■ Problem ■
Skip every picture and transcribe the remaining material exactly.
▬▬▬▬▬▬
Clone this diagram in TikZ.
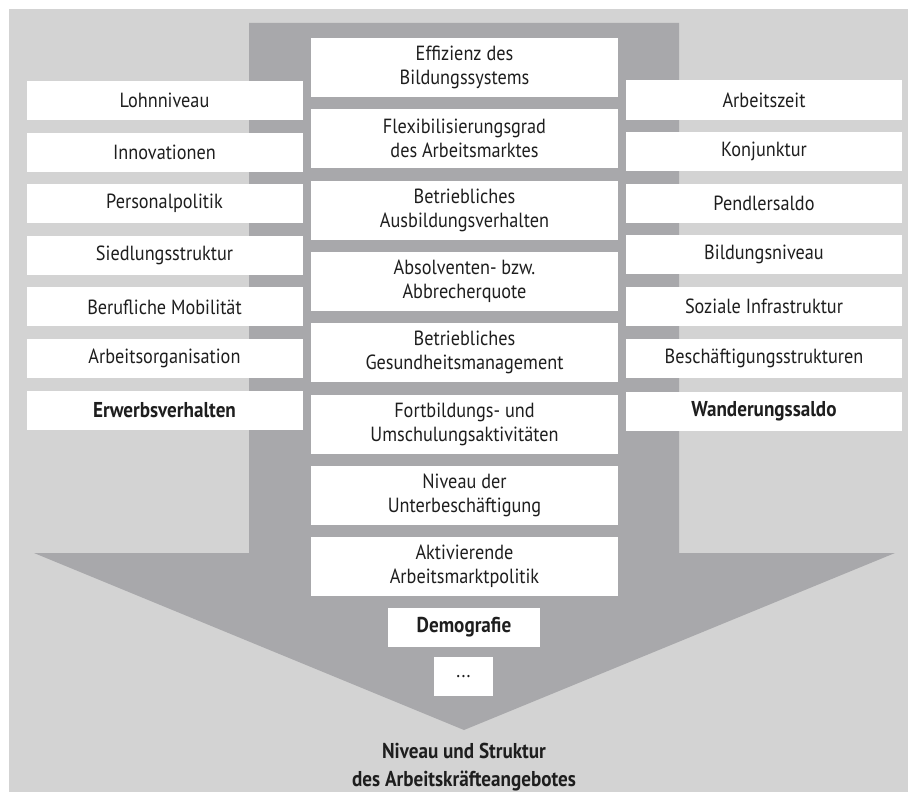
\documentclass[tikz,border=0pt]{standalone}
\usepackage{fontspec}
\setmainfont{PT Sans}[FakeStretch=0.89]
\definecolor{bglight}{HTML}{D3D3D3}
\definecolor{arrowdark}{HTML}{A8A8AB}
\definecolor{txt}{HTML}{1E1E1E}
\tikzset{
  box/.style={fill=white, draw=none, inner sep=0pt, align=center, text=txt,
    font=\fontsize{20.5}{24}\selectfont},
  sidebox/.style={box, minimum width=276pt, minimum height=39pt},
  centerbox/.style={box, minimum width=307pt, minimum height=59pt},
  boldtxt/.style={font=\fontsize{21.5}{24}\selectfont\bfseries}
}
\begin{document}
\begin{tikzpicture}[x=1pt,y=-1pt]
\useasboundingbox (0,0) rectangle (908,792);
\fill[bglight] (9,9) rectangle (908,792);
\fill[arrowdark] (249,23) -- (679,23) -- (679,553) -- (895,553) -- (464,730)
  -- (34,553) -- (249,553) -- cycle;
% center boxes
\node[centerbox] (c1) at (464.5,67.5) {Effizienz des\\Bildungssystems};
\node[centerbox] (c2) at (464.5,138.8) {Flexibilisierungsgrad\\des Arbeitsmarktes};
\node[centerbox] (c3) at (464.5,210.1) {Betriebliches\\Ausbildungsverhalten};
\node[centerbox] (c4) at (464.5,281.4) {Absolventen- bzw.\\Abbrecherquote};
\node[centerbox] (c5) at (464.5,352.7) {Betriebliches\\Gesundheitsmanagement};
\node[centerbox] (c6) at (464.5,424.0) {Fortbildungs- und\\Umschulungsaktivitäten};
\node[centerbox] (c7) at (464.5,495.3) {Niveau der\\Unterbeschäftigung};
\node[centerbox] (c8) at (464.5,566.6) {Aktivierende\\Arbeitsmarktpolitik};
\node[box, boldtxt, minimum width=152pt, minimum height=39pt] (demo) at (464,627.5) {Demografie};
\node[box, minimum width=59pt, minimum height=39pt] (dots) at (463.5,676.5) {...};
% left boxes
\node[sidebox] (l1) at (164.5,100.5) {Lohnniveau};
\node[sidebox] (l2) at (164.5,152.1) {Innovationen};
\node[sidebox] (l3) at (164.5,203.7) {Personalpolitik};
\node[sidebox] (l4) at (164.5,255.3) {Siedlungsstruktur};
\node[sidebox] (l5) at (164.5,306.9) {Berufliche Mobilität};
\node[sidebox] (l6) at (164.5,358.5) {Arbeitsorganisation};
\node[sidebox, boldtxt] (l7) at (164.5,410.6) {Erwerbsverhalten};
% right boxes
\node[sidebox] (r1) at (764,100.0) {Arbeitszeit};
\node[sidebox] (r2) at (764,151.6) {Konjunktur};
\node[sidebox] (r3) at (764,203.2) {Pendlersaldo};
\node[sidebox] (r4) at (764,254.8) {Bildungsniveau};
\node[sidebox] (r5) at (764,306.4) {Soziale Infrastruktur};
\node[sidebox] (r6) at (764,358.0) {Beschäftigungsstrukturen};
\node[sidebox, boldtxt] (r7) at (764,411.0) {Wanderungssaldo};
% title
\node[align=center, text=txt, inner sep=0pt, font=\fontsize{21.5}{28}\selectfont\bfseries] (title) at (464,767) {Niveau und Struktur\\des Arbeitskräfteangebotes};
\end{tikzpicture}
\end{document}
▬▬▬▬▬▬
■ Exercise answer ■
Clone this diagram in TikZ.
\documentclass[tikz,border=0pt]{standalone}
\usepackage{fontspec}
\setmainfont{PT Sans}[FakeStretch=0.89]
\definecolor{bglight}{HTML}{D3D3D3}
\definecolor{arrowdark}{HTML}{A8A8AB}
\definecolor{txt}{HTML}{1E1E1E}
\tikzset{
  box/.style={fill=white, draw=none, inner sep=0pt, align=center, text=txt,
    font=\fontsize{20.5}{24}\selectfont},
  sidebox/.style={box, minimum width=276pt, minimum height=39pt},
  centerbox/.style={box, minimum width=307pt, minimum height=59pt},
  boldtxt/.style={font=\fontsize{21.5}{24}\selectfont\bfseries}
}
\begin{document}
\begin{tikzpicture}[x=1pt,y=-1pt]
\useasboundingbox (0,0) rectangle (908,792);
\fill[bglight] (9,9) rectangle (908,792);
\fill[arrowdark] (249,23) -- (679,23) -- (679,553) -- (895,553) -- (464,730)
  -- (34,553) -- (249,553) -- cycle;
% center boxes
\node[centerbox] (c1) at (464.5,67.5) {Effizienz des\\Bildungssystems};
\node[centerbox] (c2) at (464.5,138.8) {Flexibilisierungsgrad\\des Arbeitsmarktes};
\node[centerbox] (c3) at (464.5,210.1) {Betriebliches\\Ausbildungsverhalten};
\node[centerbox] (c4) at (464.5,281.4) {Absolventen- bzw.\\Abbrecherquote};
\node[centerbox] (c5) at (464.5,352.7) {Betriebliches\\Gesundheitsmanagement};
\node[centerbox] (c6) at (464.5,424.0) {Fortbildungs- und\\Umschulungsaktivitäten};
\node[centerbox] (c7) at (464.5,495.3) {Niveau der\\Unterbeschäftigung};
\node[centerbox] (c8) at (464.5,566.6) {Aktivierende\\Arbeitsmarktpolitik};
\node[box, boldtxt, minimum width=152pt, minimum height=39pt] (demo) at (464,627.5) {Demografie};
\node[box, minimum width=59pt, minimum height=39pt] (dots) at (463.5,676.5) {...};
% left boxes
\node[sidebox] (l1) at (164.5,100.5) {Lohnniveau};
\node[sidebox] (l2) at (164.5,152.1) {Innovationen};
\node[sidebox] (l3) at (164.5,203.7) {Personalpolitik};
\node[sidebox] (l4) at (164.5,255.3) {Siedlungsstruktur};
\node[sidebox] (l5) at (164.5,306.9) {Berufliche Mobilität};
\node[sidebox] (l6) at (164.5,358.5) {Arbeitsorganisation};
\node[sidebox, boldtxt] (l7) at (164.5,410.6) {Erwerbsverhalten};
% right boxes
\node[sidebox] (r1) at (764,100.0) {Arbeitszeit};
\node[sidebox] (r2) at (764,151.6) {Konjunktur};
\node[sidebox] (r3) at (764,203.2) {Pendlersaldo};
\node[sidebox] (r4) at (764,254.8) {Bildungsniveau};
\node[sidebox] (r5) at (764,306.4) {Soziale Infrastruktur};
\node[sidebox] (r6) at (764,358.0) {Beschäftigungsstrukturen};
\node[sidebox, boldtxt] (r7) at (764,411.0) {Wanderungssaldo};
% title
\node[align=center, text=txt, inner sep=0pt, font=\fontsize{21.5}{28}\selectfont\bfseries] (title) at (464,767) {Niveau und Struktur\\des Arbeitskräfteangebotes};
\end{tikzpicture}
\end{document}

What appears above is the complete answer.